Ich glaube wir stehen an einem ähnlich entscheidenden Punkt wie nach Kriegsende vor fast 80 Jahren bei der Einführung der AHV. Wir haben eine grosse politische Herausforderung zu meistern, die wir nur miteinander schaffen. Aktuell werden wir als Land stark gefordert. Das Kriegsgeschehen in der Ukraine macht uns betroffen. Aus Betroffenheit ist Solidarität in der breiten Bevölkerung entstanden. Und dieser Krieg führt uns auch vor Augen, wie abhängig unsere Energieversorgung von Staaten ist, die unser Wertesystem mit Füssen treten. Dieser Krieg zeigt uns, wie abhängig wir von Erdöl und Erdgas aus dem Ausland sind. Dabei ist nicht nur die Abhängigkeit problematisch, sondern dass fossile Energien unserem Planeten bereits schaden und unseren kommenden Generationen viel Leid und Probleme bereiten. Nehmen wir also diese Krise zum Anlass unsere Energieversorgung unabhängiger vom Ausland zu machen, heimische erneuerbare Energien und Arbeitsplätze zu fördern. Dafür braucht es ein Milliardeninvestitionsprogramm. Das tönt vielleicht illusorisch oder zu hoch gegriffen. Aber ich möchte an dieser Stelle an frühere Grossprojekte erinnern. Mit Milliardeninvestitionen wurden vor vielen Jahrzenten die Grosswasserkraft gebaut und das Eisenbahnnetz erstellt. Beide4s Infrastrukturen, von denen wir noch heute, Jahrzehnte später profitieren. 

Wie gelingt uns jetzt der Ausstieg aus den fossilen Energien? Auch hier müssen wir den Kompromiss suchen und politische Differenzen überwinden – die Energiewende weiterführen und gestalten. Alle müssen aufeinander zugehen. Wir können es uns nicht mehr leisten, dass es bei jeder Erhöhung einer Staumauer ein «Gchär» und Blockaden gibt. Auch beim Denkmalschutz und Landschaftsschutz braucht es Kompromissbereitschaft, damit wir die Energie der Sonne, des Windes und des Wassers optimal nutzen können. Auf der anderen Seite müssen auch Kräfte einen Schritt machen, die kritisch sind gegenüber Grossinvestitionen vom Staat. Wir können die Energiewende nicht jedem Einzelnen oder der Wirtschaft überlassen. Ich bin sicher, wir haben eine gemeinsame Überzeugung, dass wir unserer Landschaft Sorge tragen müssen. Dass wir die Hebel, wie wir Energie erzeugen und konsumieren jetzt umstellen müssen.

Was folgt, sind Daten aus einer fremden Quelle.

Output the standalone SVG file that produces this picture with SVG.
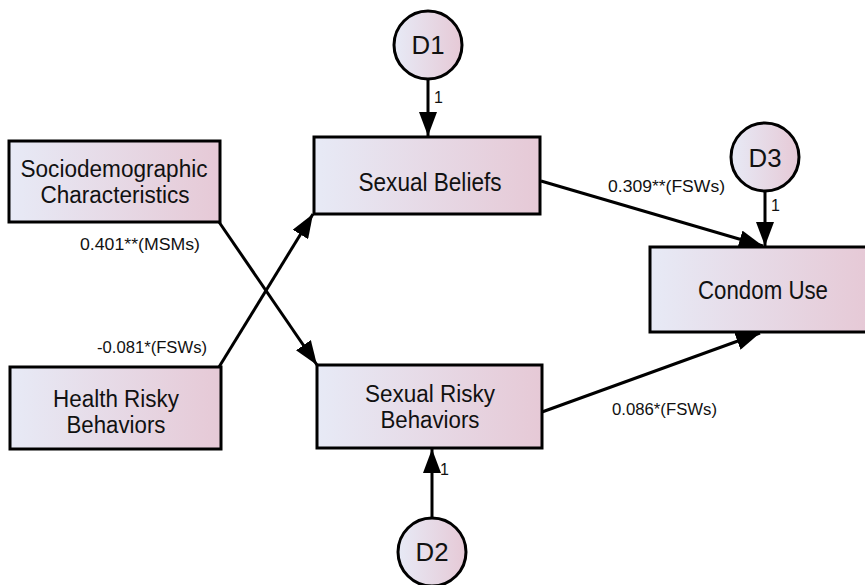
<svg xmlns="http://www.w3.org/2000/svg" width="865" height="585" viewBox="0 0 865 585">
<defs>
<linearGradient id="g" x1="0" y1="0" x2="1" y2="0">
<stop offset="0" stop-color="#e7eaf6"/>
<stop offset="1" stop-color="#e6c9d6"/>
</linearGradient>
<marker id="ah" viewBox="0 0 24 18" refX="24" refY="9" markerWidth="24" markerHeight="18" markerUnits="userSpaceOnUse" orient="auto">
<path d="M0,0 L24,9 L0,18 Z" fill="#000"/>
</marker>
<style>
.box{fill:url(#g);stroke:#000;stroke-width:3}
.lbl{font-family:"Liberation Sans",Arial,sans-serif;font-size:23px;fill:#111;text-anchor:middle}
.big{font-size:26px}
.sm{font-family:"Liberation Sans",Arial,sans-serif;font-size:16px;fill:#111}
.edge{stroke:#000;stroke-width:3;fill:none;marker-end:url(#ah)}
</style>
</defs>
<g id="connectors">
<line class="edge" x1="219" y1="222" x2="317" y2="365"/>
<line class="edge" x1="219" y1="367" x2="313" y2="214"/>
<line class="edge" x1="541" y1="181" x2="763" y2="246"/>
<line class="edge" x1="542" y1="412" x2="760" y2="333"/>
<line class="edge" x1="428" y1="80" x2="428" y2="136"/>
<line class="edge" x1="432" y1="518" x2="432" y2="449"/>
<line class="edge" x1="765" y1="191" x2="765" y2="246"/>
<text class="sm" x="80" y="250" textLength="120" lengthAdjust="spacingAndGlyphs">0.401**(MSMs)</text>
<text class="sm" x="97" y="353" textLength="110" lengthAdjust="spacingAndGlyphs">-0.081*(FSWs)</text>
<text class="sm" x="608" y="192" textLength="117" lengthAdjust="spacingAndGlyphs">0.309**(FSWs)</text>
<text class="sm" x="612" y="415" textLength="105" lengthAdjust="spacingAndGlyphs">0.086*(FSWs)</text>
<text class="sm" x="434" y="103">1</text>
<text class="sm" x="440" y="475">1</text>
<text class="sm" x="771" y="211">1</text>
</g>
<g id="sociodemographic">
<rect class="box" x="9" y="141" width="211" height="81"/>
<text class="lbl" x="114" y="177" textLength="187" lengthAdjust="spacingAndGlyphs">Sociodemographic</text>
<text class="lbl" x="115" y="203" textLength="149" lengthAdjust="spacingAndGlyphs">Characteristics</text>
</g>
<g id="health">
<rect class="box" x="10" y="367" width="211" height="82"/>
<text class="lbl" x="116" y="407" textLength="126" lengthAdjust="spacingAndGlyphs">Health Risky</text>
<text class="lbl" x="116" y="433" textLength="99" lengthAdjust="spacingAndGlyphs">Behaviors</text>
</g>
<g id="beliefs">
<rect class="box" x="314" y="137" width="226" height="77"/>
<text class="lbl big" x="430" y="191" textLength="143" lengthAdjust="spacingAndGlyphs">Sexual Beliefs</text>
</g>
<g id="sexrisky">
<rect class="box" x="317" y="365" width="225" height="83"/>
<text class="lbl" x="430" y="402" textLength="130" lengthAdjust="spacingAndGlyphs">Sexual Risky</text>
<text class="lbl" x="430" y="428" textLength="99" lengthAdjust="spacingAndGlyphs">Behaviors</text>
</g>
<g id="condom">
<rect class="box" x="650" y="247" width="218" height="85"/>
<text class="lbl big" x="763" y="299" textLength="130" lengthAdjust="spacingAndGlyphs">Condom Use</text>
</g>
<g id="d1">
<circle class="box" cx="428" cy="45" r="34"/>
<text class="lbl big" x="428" y="54" textLength="33" lengthAdjust="spacingAndGlyphs">D1</text>
</g>
<g id="d2">
<circle class="box" cx="432" cy="552" r="34"/>
<text class="lbl big" x="432" y="561" textLength="33" lengthAdjust="spacingAndGlyphs">D2</text>
</g>
<g id="d3">
<circle class="box" cx="765" cy="157" r="34"/>
<text class="lbl big" x="765" y="167" textLength="33" lengthAdjust="spacingAndGlyphs">D3</text>
</g>
</svg>
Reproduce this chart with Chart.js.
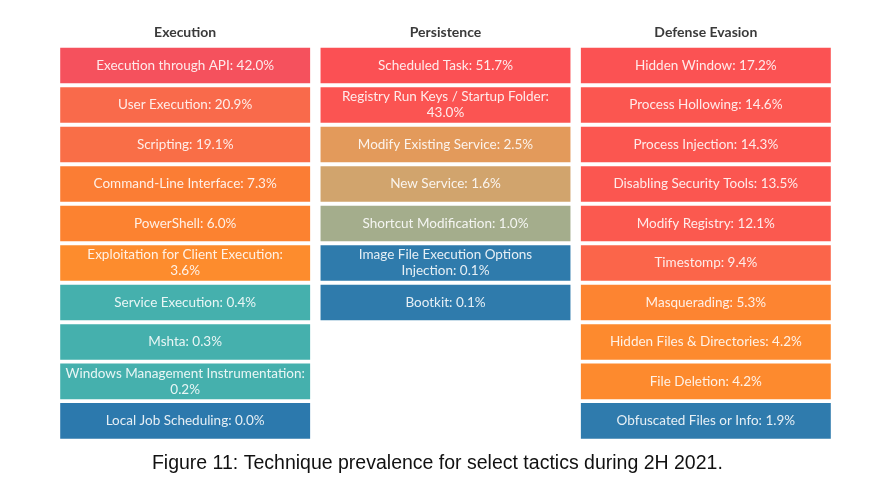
<!DOCTYPE html>
<html>
<head>
<meta charset="utf-8">
<title>Technique prevalence</title>
<script src="https://cdn.jsdelivr.net/npm/chart.js@4.4.1/dist/chart.umd.min.js"></script>
<style>
  body { margin: 0; background: #fff; }
</style>
</head>
<body>
<canvas id="tacticChart" width="875" height="500"></canvas>
<script>
// Tactics (columns)
const tactics = ["Execution", "Persistence", "Defense Evasion"];

// Execution techniques
const executionNames = ["Execution through API", "User Execution", "Scripting", "Command-Line Interface",
    "PowerShell", "Exploitation for Client Execution", "Service Execution", "Mshta",
    "Windows Management Instrumentation", "Local Job Scheduling"];
const executionValues = [42.0, 20.9, 19.1, 7.3, 6.0, 3.6, 0.4, 0.3, 0.2, 0.0];

// Persistence techniques
const persistenceNames = ["Scheduled Task", "Registry Run Keys / Startup Folder", "Modify Existing Service",
    "New Service", "Shortcut Modification", "Image File Execution Options Injection", "Bootkit"];
const persistenceValues = [51.7, 43.0, 2.5, 1.6, 1.0, 0.1, 0.1];

// Defense Evasion techniques
const defenseNames = ["Hidden Window", "Process Hollowing", "Process Injection", "Disabling Security Tools",
    "Modify Registry", "Timestomp", "Masquerading", "Hidden Files & Directories", "File Deletion",
    "Obfuscated Files or Info"];
const defenseValues = [17.2, 14.6, 14.3, 13.5, 12.1, 9.4, 5.3, 4.2, 4.2, 1.9];

// Cell colours, per column
const executionColors = ["#f5515d", "#f96a4b", "#f96e47", "#fb7d34", "#fc8230", "#fd8c2d",
    "#45b0ad", "#45b0ad", "#45b0ad", "#2c79ad"];
const persistenceColors = ["#fb5054", "#fb5452", "#e39a5b", "#d1a46d", "#a4ad8c", "#2f7bac", "#2f7bac"];
const defenseColors = ["#fb5253", "#fb5650", "#fb5650", "#fb5650", "#fb594f", "#fb654a",
    "#fd8431", "#fd8a2e", "#fd8a2e", "#2f7bad"];

const names = [executionNames, persistenceNames, defenseNames];
const values = [executionValues, persistenceValues, defenseValues];
const colors = [executionColors, persistenceColors, defenseColors];

const rowCount = Math.max(...names.map(n => n.length));
const gap = 0.05;

// one dataset per row, floating bars spanning that row
const datasets = [];
for (let r = 0; r < rowCount; r++) {
    datasets.push({
        label: "row " + (r + 1),
        data: tactics.map((t, c) => r < values[c].length ? [r + gap, r + 1 - gap] : null),
        backgroundColor: tactics.map((t, c) => colors[c][r] || "transparent"),
        borderWidth: 0,
        grouped: false,
        categoryPercentage: 0.96,
        barPercentage: 1
    });
}

// wrap on word boundaries, at most 35 characters a line
function wrapText(text, maxChars) {
    const words = text.split(" ");
    const lines = [];
    let line = "";
    words.forEach(function (w) {
        const test = line ? line + " " + w : w;
        if (test.length > maxChars && line) {
            lines.push(line);
            line = w;
        } else {
            line = test;
        }
    });
    if (line) lines.push(line);
    return lines;
}

// write technique names inside the cells
const cellLabels = {
    id: "cellLabels",
    afterDatasetsDraw(chart) {
        const ctx = chart.ctx;
        ctx.save();
        ctx.font = "13.5px Lato";
        ctx.fillStyle = "rgba(255,255,255,0.88)";
        ctx.textAlign = "center";
        ctx.textBaseline = "middle";
        chart.data.datasets.forEach(function (ds, r) {
            const meta = chart.getDatasetMeta(r);
            meta.data.forEach(function (bar, c) {
                if (ds.data[c] === null) return;
                const text = names[c][r] + ": " + values[c][r].toFixed(1) + "%";
                const lines = wrapText(text, 35);
                const cy = (bar.y + bar.base) / 2;
                const lh = 16;
                lines.forEach(function (l, i) {
                    ctx.fillText(l, bar.x, cy + (i - (lines.length - 1) / 2) * lh);
                });
            });
        });
        ctx.restore();
    }
};

new Chart(document.getElementById("tacticChart"), {
    type: "bar",
    data: { labels: tactics, datasets: datasets },
    plugins: [cellLabels],
    options: {
        responsive: false,
        animation: false,
        layout: { padding: { left: 55, right: 39, top: 20, bottom: 9 } },
        plugins: {
            legend: { display: false },
            tooltip: { enabled: false },
            title: {
                display: true,
                position: "bottom",
                text: "Figure 11: Technique prevalence for select tactics during 2H 2021.   ",
                color: "#111",
                font: { family: "Liberation Sans", size: 19.5, weight: "normal" },
                padding: { top: 11, bottom: 16 }
            }
        },
        scales: {
            x: {
                position: "top",
                grid: { display: false, drawTicks: false },
                border: { display: false },
                ticks: {
                    color: "#3a3a3a",
                    padding: 4.5,
                    font: { family: "Lato", size: 14, weight: "bold" }
                }
            },
            y: {
                display: false,
                reverse: true,
                min: 0,
                max: rowCount
            }
        }
    }
});
</script>
</body>
</html>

Liebe Krauchthalerinnen, liebe Krauchthaler

Ich habe heute beim interessanten Besuch eures Museums gelernt, dass es für einen gelungenen Sandstein-Abbau mutige Arbeiter und «Rächti» und «Linggi» gebraucht hat. Schroter mit linker oder rechter Schlaghand. Ich bin überzeugt, dass wir auch in der Politik einen guten Ausgleich von Kräften, Meinungen und Ideen brauchen, damit wir ein friedliches, zukunftsfähiges und fruchtbares Miteinander sichern können. Und wir brauchen Mut und Weitsicht, damit wir die grossen Herausforderungen dieser Zeit, wie eine starke Altersvorsorge oder der Ausstieg aus den fossilen Energien, meistern können. Das sind wir unseren kommenden Generationen schuldig. Deshalb wünsche ich uns allen zum Geburtstag unseres Landes ein friedliches Miteinander, Mut und Weitsicht.

Ich danke ihnen, dass sie mir zugehört mir haben. Ich danke für die Einladung. Allen Beteiligten gratuliere ich zu diesem schönen Anlass und ich wünsche allen noch eine schöne Bundesfeier!